Harper Lee’s classic novel “To Kill a Mockingbird” is a gripping tale of life in the South through the eyes of young Jean Louise Finch (Scout) as her father Atticus, a middle-aged local lawyer, defends Tom Robinson, a black man unjustly accused of a terrible crime.

Scout, her brother Jem and their  friend Dill up fast that summer.  They try to draw out their reclusive neighbor Boo Radley and also attend Robinson’s trial.  Atticus stand guard at the jail protecting Robinson from a lynch mob.  Jem and Scout  are attacked on their way home from a Halloween pageant at school and are saved by an unlikely stranger.  The book is a timeless gem.

Agatha Christie

The masterful Agatha Christie triumphed in her novel “Murder On the Orient Express-Hercule Poirot”  as she features Poirot investigating a murder onboard the luxury train as he returns to London from the Middle East.

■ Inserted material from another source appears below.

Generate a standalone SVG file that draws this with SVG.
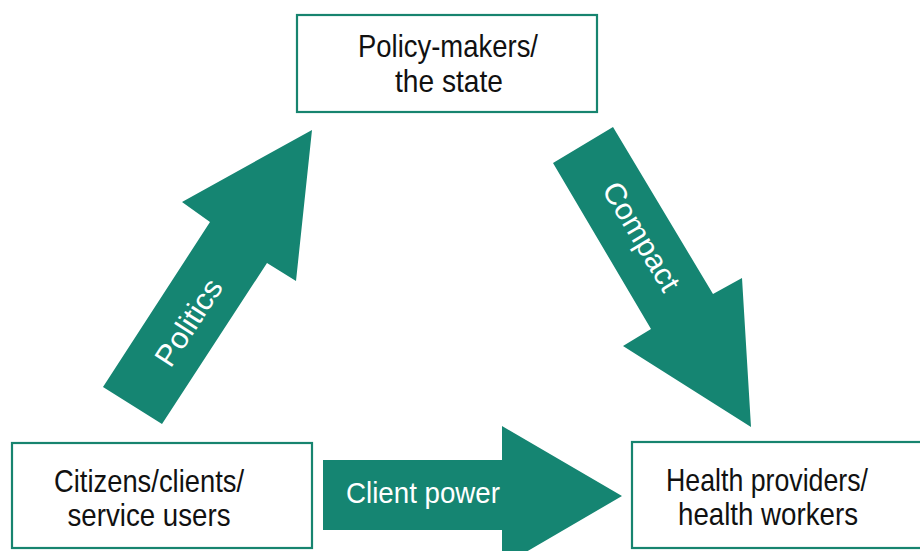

The train becomes marooned in a huge snowdrift in Yugoslavia and an American businessman Samuel Ratchett is found murdered in one of the compartments. Ratchett had tried to hire Poirot to protect him from death threats he’d received, but Poirot refused, saying he didn’t like his face.

It becomes apparent that Ratchett was not who he said he was.  The other passengers have  red flags in their pasts and Poirot continues to dig deeper while the train remains stuck in the snow with a murderer onboard.

“Watership Down”

Richard Adams novel “Watership Down” is about a small group of rabbits with their own culture and language that escapes the destruction of their warren.  It follows their adventures and trials finding a new home.

Fiver, a seer rabbit, has a vision about the warren’s pending destruction.  He and his brother Hazel can’t convince their Chief Rabbit that they need to leave.  The brothers convince a small number of buck rabbits to leave with them.  They survive encounters with wild animals and menacing rabbits from other factions as they try to find safety and a permanent home.

“The Snow Child”

“The Snow Child” by Eowyn Iney tells the tale of a childless older couple homesteading in the Alaskan wilderness that had wanted a child of their own.  Jack and Mabel even create a girl out of the snow and give it a scarf and mittens, but the scarf and mittens disappear and their “snow girl” is found in a heap.

The couple see a child’s footprints in the snow and even see quick sightings of her in the woods.  In time they learn that she’s a real child living alone in the woods after her father died.  Whether she turns to Mabel and Jack or keeps living in the snow remains to be seen.  The book was a Pulitzer Prize finalist in fiction.

Children’s books

In “Owl Moon” by Jane Yolen, a little girl and her dad go owling on a winter’s night. The woods are dark and still and so quiet.  Her dad calls to the owl with no reply.  Sometimes an owl responds and sometimes not, but they always hope to hear one on their nighttime walks.  The book is a great read-aloud and bedtime story.  John Schoenherr is the  illustrator.
“The Snowman” is a 1978 wordless children’s picture book written  by British author Raymond Briggs that he illustrated with colored pencils.

A young boy builds a snowman that comes to life at midnight.  The two play together with toys, home equipment and other items while trying not to wake the boy’s parents. They make a meal and eat and then go outside and fly over the fields and watch the sunrise.  The book has won numerous awards and was made into an animated TV film in 1982.

No matter what your reading preference, settle in with a new book or old favorite as you wait for spring.